Data segment:

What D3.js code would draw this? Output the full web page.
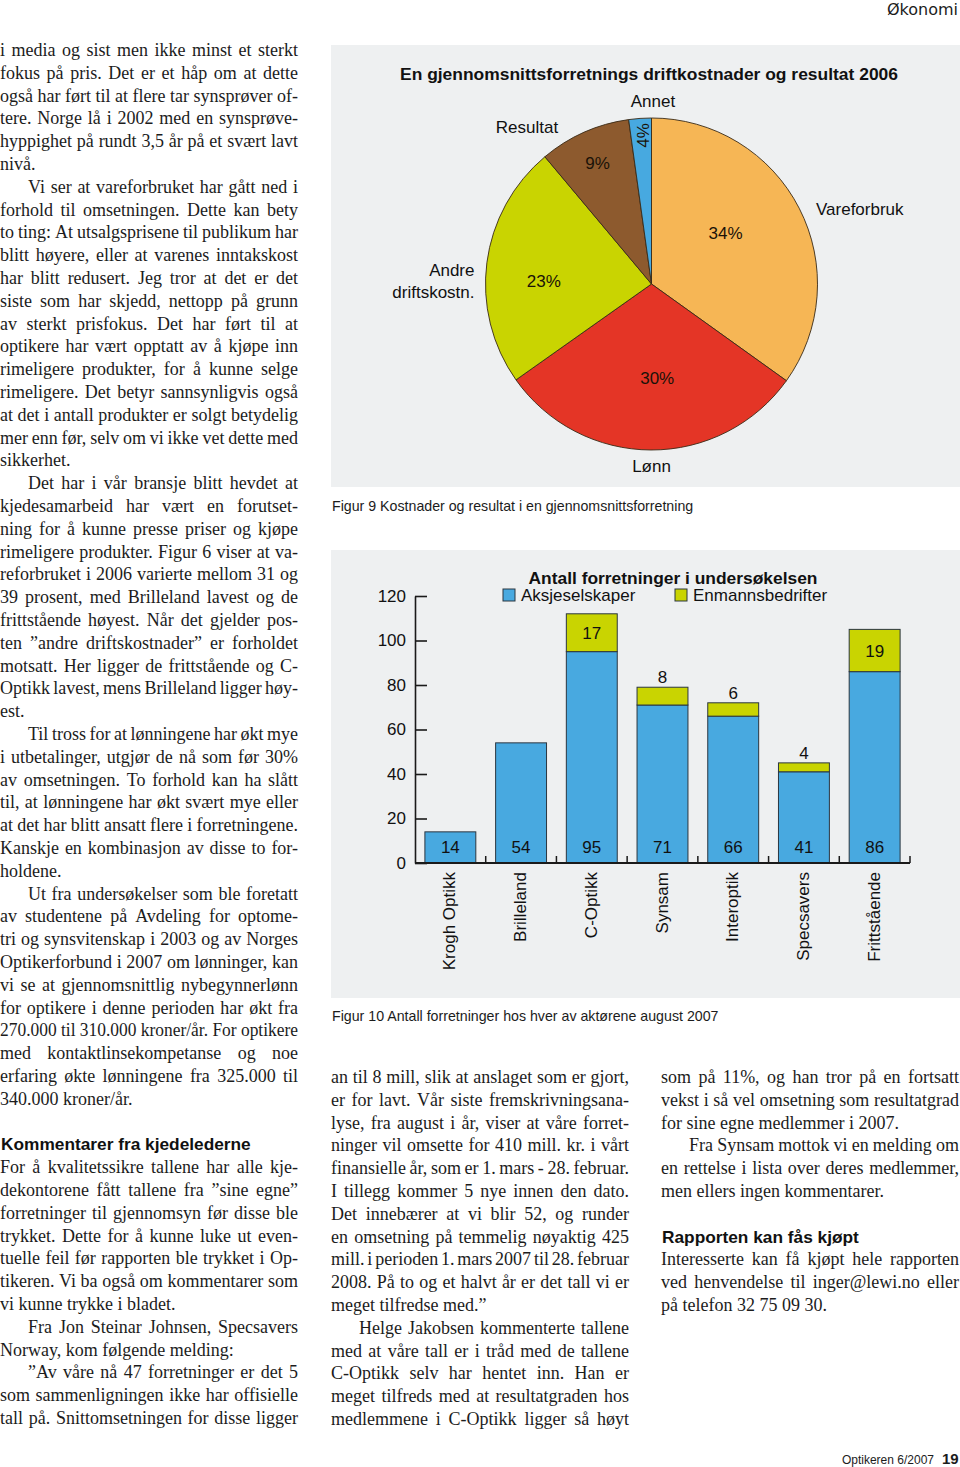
<!DOCTYPE html>
<html><head><meta charset="utf-8">
<script src="https://cdn.jsdelivr.net/npm/d3@7"></script>
<style>
html,body{margin:0;padding:0;background:#fff;}
svg{display:block;}
</style></head><body>
<svg id="page" width="960" height="1467"></svg>
<script>
// ---------------- DATA ----------------
const pieTitle = "En gjennomsnittsforretnings driftkostnader og resultat 2006";
const pieCaption = "Figur 9 Kostnader og resultat i en gjennomsnittsforretning";
const pieCategories = ["Vareforbruk", "Lønn", "Andre driftskostn.", "Resultat", "Annet"];
const pieShares = [34.9, 30.3, 23.7, 8.9, 2.2];          // shares as drawn
const piePercentLabels = ["34%", "30%", "23%", "9%", "4%"]; // printed labels

const barTitle = "Antall forretninger i undersøkelsen";
const barCaption = "Figur 10 Antall forretninger hos hver av aktørene august 2007";
const barCategories = ["Krogh Optikk", "Brilleland", "C-Optikk", "Synsam", "Interoptik", "Specsavers", "Frittstående"];
const barSeries = ["Aksjeselskaper", "Enmannsbedrifter"];
const aksjeselskaper = [14, 54, 95, 71, 66, 41, 86];
const enmannsbedrifter = [0, 0, 17, 8, 6, 4, 19];
const yTickValues = [0, 20, 40, 60, 80, 100, 120];

const headerText = "Økonomi";
const footerText = "Optikeren 6/2007";
const pageNumber = "19";

// '>' = indented first line, '|' = last line of paragraph, '#' = heading, '' = blank
const columnLeft = [
"i media og sist men ikke minst et sterkt",
"fokus på pris. Det er et håp om at dette",
"også har ført til at flere tar synsprøver of-",
"tere. Norge lå i 2002 med en synsprøve-",
"hyppighet på rundt 3,5 år på et svært lavt",
"nivå.|",
">Vi ser at vareforbruket har gått ned i",
"forhold til omsetningen. Dette kan bety",
"to ting: At utsalgsprisene til publikum har",
"blitt høyere, eller at varenes inntakskost",
"har blitt redusert. Jeg tror at det er det",
"siste som har skjedd, nettopp på grunn",
"av sterkt prisfokus. Det har ført til at",
"optikere har vært opptatt av å kjøpe inn",
"rimeligere produkter, for å kunne selge",
"rimeligere. Det betyr sannsynligvis også",
"at det i antall produkter er solgt betydelig",
"mer enn før, selv om vi ikke vet dette med",
"sikkerhet.|",
">Det har i vår bransje blitt hevdet at",
"kjedesamarbeid har vært en forutset-",
"ning for å kunne presse priser og kjøpe",
"rimeligere produkter. Figur 6 viser at va-",
"reforbruket i 2006 varierte mellom 31 og",
"39 prosent, med Brilleland lavest og de",
"frittstående høyest. Når det gjelder pos-",
"ten ”andre driftskostnader” er forholdet",
"motsatt. Her ligger de frittstående og C-",
"Optikk lavest, mens Brilleland ligger høy-",
"est.|",
">Til tross for at lønningene har økt mye",
"i utbetalinger, utgjør de nå som før 30%",
"av omsetningen. To forhold kan ha slått",
"til, at lønningene har økt svært mye eller",
"at det har blitt ansatt flere i forretningene.",
"Kanskje en kombinasjon av disse to for-",
"holdene.|",
">Ut fra undersøkelser som ble foretatt",
"av studentene på Avdeling for optome-",
"tri og synsvitenskap i 2003 og av Norges",
"Optikerforbund i 2007 om lønninger, kan",
"vi se at gjennomsnittlig nybegynnerlønn",
"for optikere i denne perioden har økt fra",
"270.000 til 310.000 kroner/år. For optikere",
"med kontaktlinsekompetanse og noe",
"erfaring økte lønningene fra 325.000 til",
"340.000 kroner/år.|",
"",
"#Kommentarer fra kjedelederne",
"For å kvalitetssikre tallene har alle kje-",
"dekontorene fått tallene fra ”sine egne”",
"forretninger til gjennomsyn før disse ble",
"trykket. Dette for å kunne luke ut even-",
"tuelle feil før rapporten ble trykket i Op-",
"tikeren. Vi ba også om kommentarer som",
"vi kunne trykke i bladet.|",
">Fra Jon Steinar Johnsen, Specsavers",
"Norway, kom følgende melding:|",
">”Av våre nå 47 forretninger er det 5",
"som sammenligningen ikke har offisielle",
"tall på. Snittomsetningen for disse ligger"
];
const columnMiddle = [
"an til 8 mill, slik at anslaget som er gjort,",
"er for lavt. Vår siste fremskrivningsana-",
"lyse, fra august i år, viser at våre forret-",
"ninger vil omsette for 410 mill. kr. i vårt",
"finansielle år, som er 1. mars - 28. februar.",
"I tillegg kommer 5 nye innen den dato.",
"Det innebærer at vi blir 52, og runder",
"en omsetning på temmelig nøyaktig 425",
"mill. i perioden 1. mars 2007 til 28. februar",
"2008. På to og et halvt år er det tall vi er",
"meget tilfredse med.”|",
">Helge Jakobsen kommenterte tallene",
"med at våre tall er i tråd med de tallene",
"C-Optikk selv har hentet inn. Han er",
"meget tilfreds med at resultatgraden hos",
"medlemmene i C-Optikk ligger så høyt"
];
const columnRight = [
"som på 11%, og han tror på en fortsatt",
"vekst i så vel omsetning som resultatgrad",
"for sine egne medlemmer i 2007.|",
">Fra Synsam mottok vi en melding om",
"en rettelse i lista over deres medlemmer,",
"men ellers ingen kommentarer.|",
"",
"#Rapporten kan fås kjøpt",
"Interesserte kan få kjøpt hele rapporten",
"ved henvendelse til inger@lewi.no eller",
"på telefon 32 75 09 30.|"
];

// ---------------- STYLE ----------------
const SANS = "'Liberation Sans', Arial, Helvetica, sans-serif";
const SERIF = "'Liberation Serif', 'Times New Roman', serif";
const INK = "#1c1c1c";
const PANEL = "#eef0f1";
const pieColors = ["#f6b655", "#e43526", "#c9d401", "#8d5a2e", "#47a9e0"];
const barColors = ["#48a9e0", "#c9d401"];

const svg = d3.select("#page");

// header / footer
svg.append("text").attr("x", 958).attr("y", 15).attr("text-anchor", "end")
  .attr("font-family", "'DejaVu Sans', Verdana, sans-serif").attr("font-size", 16)
  .attr("fill", INK).text(headerText);
svg.append("text").attr("x", 934).attr("y", 1464).attr("text-anchor", "end")
  .attr("font-family", SANS).attr("font-size", 12).attr("fill", INK).text(footerText);
svg.append("text").attr("x", 942).attr("y", 1464)
  .attr("font-family", SANS).attr("font-size", 15).attr("font-weight", "bold").attr("fill", INK).text(pageNumber);

// ---------------- PIE PANEL ----------------
svg.append("rect").attr("x", 331).attr("y", 45).attr("width", 629).attr("height", 442).attr("fill", PANEL);
svg.append("text").attr("x", 649).attr("y", 80).attr("text-anchor", "middle")
  .attr("font-family", SANS).attr("font-size", 17).attr("font-weight", "bold").attr("fill", "#111")
  .attr("textLength", 498).attr("lengthAdjust", "spacingAndGlyphs").text(pieTitle);
svg.append("text").attr("x", 332).attr("y", 511)
  .attr("font-family", SANS).attr("font-size", 14.2).attr("fill", INK).text(pieCaption);

const pieCx = 651.5, pieCy = 284, pieR = 166;
const pieG = svg.append("g").attr("transform", `translate(${pieCx},${pieCy})`);
const pieGen = d3.pie().sort(null).value(d => d.v);
const pieData = pieGen(pieCategories.map((c, i) => ({ c, v: pieShares[i], t: piePercentLabels[i] })));
const arcGen = d3.arc().innerRadius(0).outerRadius(pieR);
pieG.selectAll("path.slice").data(pieData).join("path").attr("class", "slice")
  .attr("d", arcGen).attr("fill", (d, i) => pieColors[i])
  .attr("stroke", "#3a2a16").attr("stroke-width", 0.9).attr("stroke-linejoin", "round");

const pctRadius = [90, 94, 107, 133, 149];
const pctNudge = [[-6, -10], [6, 0], [-1.5, 10.7], [0, 0], [2, 0]];
const pctRotate = [0, 0, 0, 0, -90];
pieData.forEach((d, i) => {
  const a = (d.startAngle + d.endAngle) / 2;
  const x = pctRadius[i] * Math.sin(a) + pctNudge[i][0];
  const y = -pctRadius[i] * Math.cos(a) + pctNudge[i][1];
  pieG.append("text").attr("transform", `translate(${x},${y}) rotate(${pctRotate[i]})`)
    .attr("text-anchor", "middle").attr("dy", "0.36em")
    .attr("font-family", SANS).attr("font-size", 17).attr("fill", "#1a1208").text(d.data.t);
});
const nameLayout = [
  { dx: 164.5, dy: -69, anchor: "start", split: false },
  { dx: 0, dy: 188, anchor: "middle", split: false },
  { dx: -177, dy: -8, anchor: "end", split: true },
  { dx: -124.5, dy: -151, anchor: "middle", split: false },
  { dx: 1.5, dy: -177, anchor: "middle", split: false }
];
pieData.forEach((d, i) => {
  const L = nameLayout[i];
  const parts = L.split ? d.data.c.split(" ") : [d.data.c];
  parts.forEach((p, k) => {
    pieG.append("text").attr("x", L.dx).attr("y", L.dy + k * 22)
      .attr("text-anchor", L.anchor).attr("font-family", SANS).attr("font-size", 17)
      .attr("fill", "#111").text(p);
  });
});

// ---------------- BAR PANEL ----------------
svg.append("rect").attr("x", 331).attr("y", 550).attr("width", 629).attr("height", 448).attr("fill", PANEL);
svg.append("text").attr("x", 332).attr("y", 1021)
  .attr("font-family", SANS).attr("font-size", 14.2).attr("fill", INK).text(barCaption);

const x = d3.scaleBand().domain(barCategories).range([415, 910]).paddingInner(0.28).paddingOuter(0.14);
const y = d3.scaleLinear().domain([0, 120]).range([863, 596]);

const rows = barCategories.map((c, i) => ({ c, a: aksjeselskaper[i], e: enmannsbedrifter[i] }));
const stack = d3.stack().keys(["a", "e"])(rows);

const barsG = svg.append("g");
stack.forEach((layer, li) => {
  barsG.selectAll(null).data(layer.filter(d => d[1] - d[0] > 0)).join("rect")
    .attr("x", d => x(d.data.c)).attr("width", x.bandwidth())
    .attr("y", d => y(d[1])).attr("height", d => y(d[0]) - y(d[1]))
    .attr("fill", barColors[li]).attr("stroke", "#2b3640").attr("stroke-width", 1);
});
// value labels
rows.forEach(r => {
  const cx = x(r.c) + x.bandwidth() / 2;
  barsG.append("text").attr("x", cx).attr("y", y(0) - 10).attr("text-anchor", "middle")
    .attr("font-family", SANS).attr("font-size", 17).attr("fill", "#111").text(r.a);
  if (r.e > 0) {
    const segH = y(r.a) - y(r.a + r.e);
    const ly = segH > 30 ? (y(r.a) + y(r.a + r.e)) / 2 + 6 : y(r.a + r.e) - 4;
    barsG.append("text").attr("x", cx).attr("y", ly).attr("text-anchor", "middle")
      .attr("font-family", SANS).attr("font-size", 17).attr("fill", "#111").text(r.e);
  }
});

// y axis
const yAxis = d3.axisLeft(y).tickValues(yTickValues).tickSize(-12).tickSizeOuter(0).tickPadding(9);
const yG = svg.append("g").attr("transform", "translate(415,0)").call(yAxis);
yG.select(".domain").attr("stroke", "#1a1a1a").attr("stroke-width", 1.6);
yG.selectAll(".tick line").attr("stroke", "#1a1a1a").attr("stroke-width", 1.6);
yG.selectAll(".tick text").attr("font-family", SANS).attr("font-size", 17).attr("fill", "#111");

// x axis
const xG = svg.append("g");
xG.append("line").attr("x1", x.range()[0]).attr("x2", x.range()[1]).attr("y1", y(0)).attr("y2", y(0))
  .attr("stroke", "#1a1a1a").attr("stroke-width", 1.8);
barCategories.forEach((c, i) => {
  const bx = x.range()[0] + x.step() * (i + 1);
  xG.append("line").attr("x1", bx).attr("x2", bx).attr("y1", y(0)).attr("y2", y(0) - 7)
    .attr("stroke", "#1a1a1a").attr("stroke-width", 1.5);
  xG.append("text").attr("transform", `translate(${x(c) + x.bandwidth() / 2 - 1},${y(0) + 9}) rotate(-90)`)
    .attr("text-anchor", "end").attr("dy", "0.36em")
    .attr("font-family", SANS).attr("font-size", 17).attr("fill", "#111").text(c);
});

// legend
svg.append("text").attr("x", 673).attr("y", 584).attr("text-anchor", "middle")
  .attr("font-family", SANS).attr("font-size", 17).attr("font-weight", "bold").attr("fill", "#111")
  .attr("textLength", 289).attr("lengthAdjust", "spacingAndGlyphs").text(barTitle);
const legendX = [503, 675];
barSeries.forEach((s, i) => {
  svg.append("rect").attr("x", legendX[i]).attr("y", 589).attr("width", 12).attr("height", 12)
    .attr("fill", barColors[i]).attr("stroke", "#2b3640").attr("stroke-width", 1);
  svg.append("text").attr("x", legendX[i] + 18).attr("y", 601)
    .attr("font-family", SANS).attr("font-size", 17).attr("fill", "#111").text(s);
});

// ---------------- BODY TEXT ----------------
const BODY_SIZE = 18;
const tmp = svg.append("text").attr("font-family", SERIF).attr("font-size", BODY_SIZE).attr("x", -999).attr("y", -999);
function wlen(t) { tmp.text(t); return tmp.node().getComputedTextLength(); }
const spaceW = wlen("a a") - wlen("aa");

function drawColumn(lines, x0, width, base0, pitch) {
  const g = svg.append("g");
  lines.forEach((raw, i) => {
    if (!raw) return;
    const yy = base0 + i * pitch;
    let s = raw;
    if (s.startsWith("#")) {
      g.append("text").attr("x", x0 + 1).attr("y", yy)
        .attr("font-family", SANS).attr("font-size", 17.3).attr("font-weight", "bold")
        .attr("fill", "#111").text(s.slice(1));
      return;
    }
    let indent = 0;
    if (s.startsWith(">")) { indent = 28; s = s.slice(1); }
    let justify = true;
    if (s.endsWith("|")) { justify = false; s = s.slice(0, -1); }
    const lx = x0 + indent, avail = width - indent;
    const base = () => g.append("text").attr("y", yy).attr("font-family", SERIF)
      .attr("font-size", BODY_SIZE).attr("fill", INK);
    if (!justify) { base().attr("x", lx).text(s); return; }
    const words = s.split(" ");
    const ws = words.map(wlen);
    const total = ws.reduce((a, b) => a + b, 0);
    const gap = words.length > 1 ? (avail - total) / (words.length - 1) : 0;
    if (words.length < 2 || gap < spaceW * 0.6) {
      base().attr("x", lx).attr("textLength", avail).attr("lengthAdjust", "spacingAndGlyphs").text(s);
      return;
    }
    let cx = lx;
    words.forEach((w, k) => { base().attr("x", cx).text(w); cx += ws[k] + gap; });
  });
}
drawColumn(columnLeft, 0, 298, 56, 22.8);
drawColumn(columnMiddle, 331, 298, 1083, 22.8);
drawColumn(columnRight, 661, 298, 1083, 22.8);
tmp.remove();
</script>
</body></html>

Written exercise:
Your task is to reproduce exactly the lines from the start of the data above through the line containing "const yTickValues = [0, 20, 40, 60, 80, 100, 120];", leaving every picture out.

The reply:
What D3.js code would draw this? Output the full web page.
<!DOCTYPE html>
<html><head><meta charset="utf-8">
<script src="https://cdn.jsdelivr.net/npm/d3@7"></script>
<style>
html,body{margin:0;padding:0;background:#fff;}
svg{display:block;}
</style></head><body>
<svg id="page" width="960" height="1467"></svg>
<script>
// ---------------- DATA ----------------
const pieTitle = "En gjennomsnittsforretnings driftkostnader og resultat 2006";
const pieCaption = "Figur 9 Kostnader og resultat i en gjennomsnittsforretning";
const pieCategories = ["Vareforbruk", "Lønn", "Andre driftskostn.", "Resultat", "Annet"];
const pieShares = [34.9, 30.3, 23.7, 8.9, 2.2];          // shares as drawn
const piePercentLabels = ["34%", "30%", "23%", "9%", "4%"]; // printed labels

const barTitle = "Antall forretninger i undersøkelsen";
const barCaption = "Figur 10 Antall forretninger hos hver av aktørene august 2007";
const barCategories = ["Krogh Optikk", "Brilleland", "C-Optikk", "Synsam", "Interoptik", "Specsavers", "Frittstående"];
const barSeries = ["Aksjeselskaper", "Enmannsbedrifter"];
const aksjeselskaper = [14, 54, 95, 71, 66, 41, 86];
const enmannsbedrifter = [0, 0, 17, 8, 6, 4, 19];
const yTickValues = [0, 20, 40, 60, 80, 100, 120];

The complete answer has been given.